§ What is needed
Write out again, exactly as they appear, the lines from the line with "Write a component" through the line with "const lineS = d3.line<number>().x((_, i)". Do not include any pictures.

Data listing
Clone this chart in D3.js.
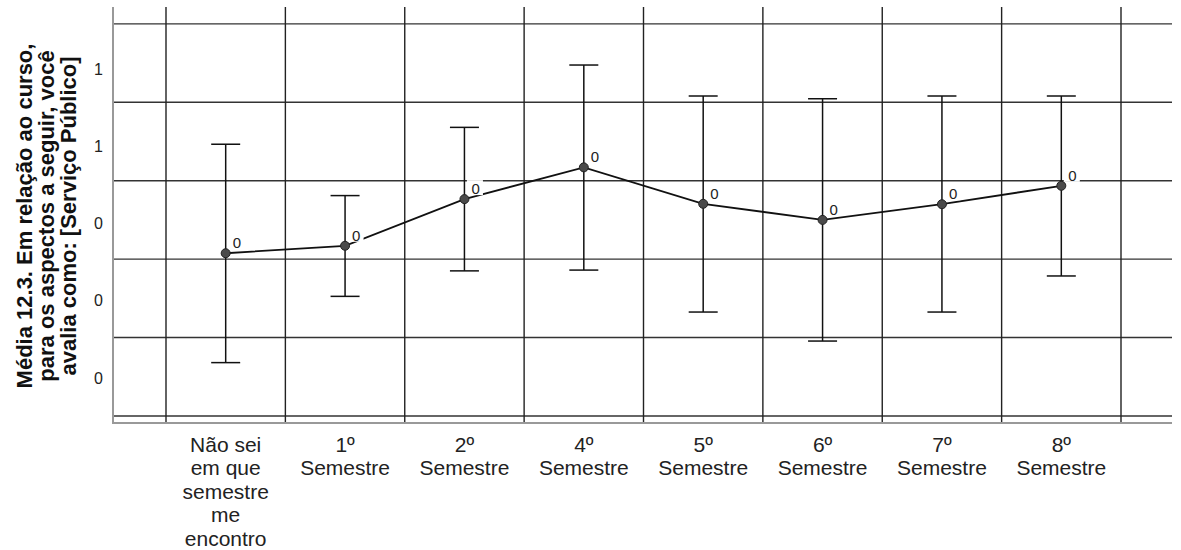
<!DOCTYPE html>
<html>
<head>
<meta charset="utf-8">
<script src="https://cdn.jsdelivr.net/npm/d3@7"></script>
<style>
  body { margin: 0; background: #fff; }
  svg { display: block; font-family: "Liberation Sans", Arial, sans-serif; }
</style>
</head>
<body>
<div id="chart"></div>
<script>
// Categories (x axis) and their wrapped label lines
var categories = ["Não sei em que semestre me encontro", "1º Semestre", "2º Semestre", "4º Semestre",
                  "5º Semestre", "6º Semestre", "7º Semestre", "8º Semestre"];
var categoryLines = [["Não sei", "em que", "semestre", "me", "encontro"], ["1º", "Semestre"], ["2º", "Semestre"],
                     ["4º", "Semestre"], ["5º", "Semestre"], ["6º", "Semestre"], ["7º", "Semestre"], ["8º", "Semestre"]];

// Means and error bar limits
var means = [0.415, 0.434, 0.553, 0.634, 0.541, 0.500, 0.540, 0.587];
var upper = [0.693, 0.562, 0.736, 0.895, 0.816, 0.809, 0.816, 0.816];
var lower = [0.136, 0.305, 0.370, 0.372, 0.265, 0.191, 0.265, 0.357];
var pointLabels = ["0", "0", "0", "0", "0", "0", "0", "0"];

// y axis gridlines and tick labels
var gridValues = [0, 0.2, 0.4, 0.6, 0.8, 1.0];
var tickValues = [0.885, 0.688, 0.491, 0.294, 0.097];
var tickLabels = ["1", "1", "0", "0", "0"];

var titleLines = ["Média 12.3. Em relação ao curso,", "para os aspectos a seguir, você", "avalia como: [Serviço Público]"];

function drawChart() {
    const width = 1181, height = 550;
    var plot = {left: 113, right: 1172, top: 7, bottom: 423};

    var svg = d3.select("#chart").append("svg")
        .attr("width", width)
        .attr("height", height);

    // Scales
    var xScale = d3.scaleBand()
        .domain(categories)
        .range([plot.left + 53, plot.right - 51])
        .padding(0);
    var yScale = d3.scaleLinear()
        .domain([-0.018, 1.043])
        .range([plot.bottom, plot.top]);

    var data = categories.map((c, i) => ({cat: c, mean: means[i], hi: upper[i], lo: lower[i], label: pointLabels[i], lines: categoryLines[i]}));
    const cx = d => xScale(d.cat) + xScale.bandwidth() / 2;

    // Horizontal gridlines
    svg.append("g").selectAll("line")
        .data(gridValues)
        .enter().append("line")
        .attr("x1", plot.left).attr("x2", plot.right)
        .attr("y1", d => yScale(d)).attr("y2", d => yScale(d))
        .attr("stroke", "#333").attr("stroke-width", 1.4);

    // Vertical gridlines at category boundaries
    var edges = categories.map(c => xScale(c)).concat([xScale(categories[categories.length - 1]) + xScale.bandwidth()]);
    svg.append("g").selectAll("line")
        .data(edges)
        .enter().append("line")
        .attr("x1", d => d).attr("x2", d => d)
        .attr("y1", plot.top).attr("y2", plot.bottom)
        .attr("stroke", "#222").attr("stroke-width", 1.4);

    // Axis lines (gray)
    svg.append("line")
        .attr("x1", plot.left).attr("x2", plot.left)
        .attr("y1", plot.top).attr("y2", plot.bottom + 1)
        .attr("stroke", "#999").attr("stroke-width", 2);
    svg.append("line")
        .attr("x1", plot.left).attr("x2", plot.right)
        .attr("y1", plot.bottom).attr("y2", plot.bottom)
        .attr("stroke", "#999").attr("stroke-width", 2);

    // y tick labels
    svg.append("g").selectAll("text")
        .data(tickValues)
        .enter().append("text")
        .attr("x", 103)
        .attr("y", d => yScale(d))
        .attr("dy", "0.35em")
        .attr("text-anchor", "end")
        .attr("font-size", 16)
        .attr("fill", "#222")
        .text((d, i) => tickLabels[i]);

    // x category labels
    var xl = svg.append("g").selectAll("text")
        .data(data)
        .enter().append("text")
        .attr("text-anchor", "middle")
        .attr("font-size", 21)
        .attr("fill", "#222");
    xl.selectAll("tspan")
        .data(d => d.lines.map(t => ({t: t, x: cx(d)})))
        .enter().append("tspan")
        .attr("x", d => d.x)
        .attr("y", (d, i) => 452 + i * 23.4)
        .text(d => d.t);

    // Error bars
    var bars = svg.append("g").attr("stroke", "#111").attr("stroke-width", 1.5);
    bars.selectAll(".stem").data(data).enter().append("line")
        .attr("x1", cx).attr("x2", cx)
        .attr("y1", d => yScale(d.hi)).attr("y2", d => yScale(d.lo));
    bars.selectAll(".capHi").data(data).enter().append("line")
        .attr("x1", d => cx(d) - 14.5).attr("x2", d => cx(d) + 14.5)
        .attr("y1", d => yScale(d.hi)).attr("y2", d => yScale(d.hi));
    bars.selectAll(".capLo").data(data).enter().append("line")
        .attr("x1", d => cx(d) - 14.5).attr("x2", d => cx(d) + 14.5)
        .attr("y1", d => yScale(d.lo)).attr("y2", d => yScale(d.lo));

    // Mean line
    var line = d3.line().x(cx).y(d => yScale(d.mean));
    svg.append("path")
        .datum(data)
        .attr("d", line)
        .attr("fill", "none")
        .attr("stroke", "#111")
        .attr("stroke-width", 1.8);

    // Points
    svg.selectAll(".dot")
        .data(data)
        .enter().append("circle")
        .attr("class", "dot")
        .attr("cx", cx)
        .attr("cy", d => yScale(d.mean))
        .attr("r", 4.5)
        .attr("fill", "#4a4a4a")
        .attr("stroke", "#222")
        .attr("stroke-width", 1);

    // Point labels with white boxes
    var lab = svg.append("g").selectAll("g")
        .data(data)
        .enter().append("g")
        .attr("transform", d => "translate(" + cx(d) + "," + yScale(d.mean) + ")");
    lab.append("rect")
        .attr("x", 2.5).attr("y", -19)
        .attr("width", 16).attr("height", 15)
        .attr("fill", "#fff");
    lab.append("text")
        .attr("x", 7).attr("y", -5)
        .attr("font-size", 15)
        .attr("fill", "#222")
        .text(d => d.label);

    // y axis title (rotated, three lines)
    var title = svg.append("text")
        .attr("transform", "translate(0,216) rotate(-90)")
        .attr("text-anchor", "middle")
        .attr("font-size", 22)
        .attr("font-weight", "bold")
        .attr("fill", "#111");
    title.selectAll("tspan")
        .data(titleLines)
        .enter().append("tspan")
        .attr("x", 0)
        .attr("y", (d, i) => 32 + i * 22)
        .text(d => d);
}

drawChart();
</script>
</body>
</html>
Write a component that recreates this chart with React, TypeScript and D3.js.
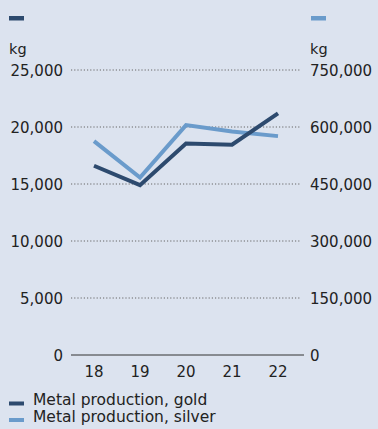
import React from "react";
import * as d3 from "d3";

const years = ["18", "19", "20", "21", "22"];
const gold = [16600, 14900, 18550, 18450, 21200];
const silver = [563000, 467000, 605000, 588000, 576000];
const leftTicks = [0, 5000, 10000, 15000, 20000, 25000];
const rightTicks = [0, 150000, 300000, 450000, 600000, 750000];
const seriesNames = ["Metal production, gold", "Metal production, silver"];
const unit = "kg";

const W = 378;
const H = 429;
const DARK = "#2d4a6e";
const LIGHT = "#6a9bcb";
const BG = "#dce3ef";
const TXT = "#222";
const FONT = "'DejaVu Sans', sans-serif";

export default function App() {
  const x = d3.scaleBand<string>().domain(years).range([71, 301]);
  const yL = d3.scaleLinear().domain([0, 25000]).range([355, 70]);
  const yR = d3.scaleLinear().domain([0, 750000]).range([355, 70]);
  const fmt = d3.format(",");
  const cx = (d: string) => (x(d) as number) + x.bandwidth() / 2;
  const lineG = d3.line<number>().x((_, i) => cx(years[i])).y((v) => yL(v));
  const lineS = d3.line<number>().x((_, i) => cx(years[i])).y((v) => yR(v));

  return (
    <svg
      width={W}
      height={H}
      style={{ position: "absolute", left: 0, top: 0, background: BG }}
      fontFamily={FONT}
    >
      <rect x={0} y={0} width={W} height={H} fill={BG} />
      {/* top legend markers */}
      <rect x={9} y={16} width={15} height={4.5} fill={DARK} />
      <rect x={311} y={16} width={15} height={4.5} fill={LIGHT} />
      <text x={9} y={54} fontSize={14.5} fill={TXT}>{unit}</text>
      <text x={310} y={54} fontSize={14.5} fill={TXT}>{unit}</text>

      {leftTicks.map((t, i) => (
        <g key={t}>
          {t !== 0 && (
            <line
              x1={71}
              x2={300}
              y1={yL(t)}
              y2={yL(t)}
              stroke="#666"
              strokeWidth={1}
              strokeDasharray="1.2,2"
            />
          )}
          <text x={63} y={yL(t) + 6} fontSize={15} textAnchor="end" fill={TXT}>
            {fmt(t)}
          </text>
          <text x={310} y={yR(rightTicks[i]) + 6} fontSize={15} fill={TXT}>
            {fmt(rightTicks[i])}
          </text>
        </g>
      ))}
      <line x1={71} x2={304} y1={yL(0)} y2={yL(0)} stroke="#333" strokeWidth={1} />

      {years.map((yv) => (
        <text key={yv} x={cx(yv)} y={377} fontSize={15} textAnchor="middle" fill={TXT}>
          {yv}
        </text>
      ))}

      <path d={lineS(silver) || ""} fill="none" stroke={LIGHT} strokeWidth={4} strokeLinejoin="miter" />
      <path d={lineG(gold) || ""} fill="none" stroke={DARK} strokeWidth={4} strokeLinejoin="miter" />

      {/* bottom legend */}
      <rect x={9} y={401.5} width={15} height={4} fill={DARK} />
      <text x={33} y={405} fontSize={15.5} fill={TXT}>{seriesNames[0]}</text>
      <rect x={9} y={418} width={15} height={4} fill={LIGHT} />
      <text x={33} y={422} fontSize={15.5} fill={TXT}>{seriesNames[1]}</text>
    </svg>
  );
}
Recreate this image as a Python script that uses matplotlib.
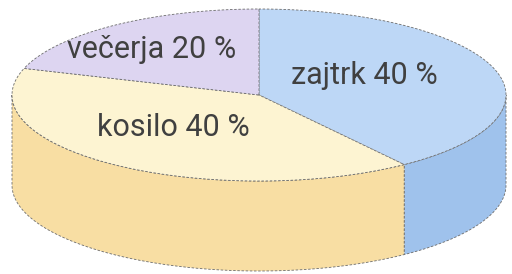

§ Response for this exercise
Write a component that recreates this chart with React, TypeScript and D3.js.
import React from "react";
import * as d3 from "d3";

const years = ["18", "19", "20", "21", "22"];
const gold = [16600, 14900, 18550, 18450, 21200];
const silver = [563000, 467000, 605000, 588000, 576000];
const leftTicks = [0, 5000, 10000, 15000, 20000, 25000];
const rightTicks = [0, 150000, 300000, 450000, 600000, 750000];
const seriesNames = ["Metal production, gold", "Metal production, silver"];
const unit = "kg";

const W = 378;
const H = 429;
const DARK = "#2d4a6e";
const LIGHT = "#6a9bcb";
const BG = "#dce3ef";
const TXT = "#222";
const FONT = "'DejaVu Sans', sans-serif";

export default function App() {
  const x = d3.scaleBand<string>().domain(years).range([71, 301]);
  const yL = d3.scaleLinear().domain([0, 25000]).range([355, 70]);
  const yR = d3.scaleLinear().domain([0, 750000]).range([355, 70]);
  const fmt = d3.format(",");
  const cx = (d: string) => (x(d) as number) + x.bandwidth() / 2;
  const lineG = d3.line<number>().x((_, i) => cx(years[i])).y((v) => yL(v));
  const lineS = d3.line<number>().x((_, i) => cx(years[i])).y((v) => yR(v));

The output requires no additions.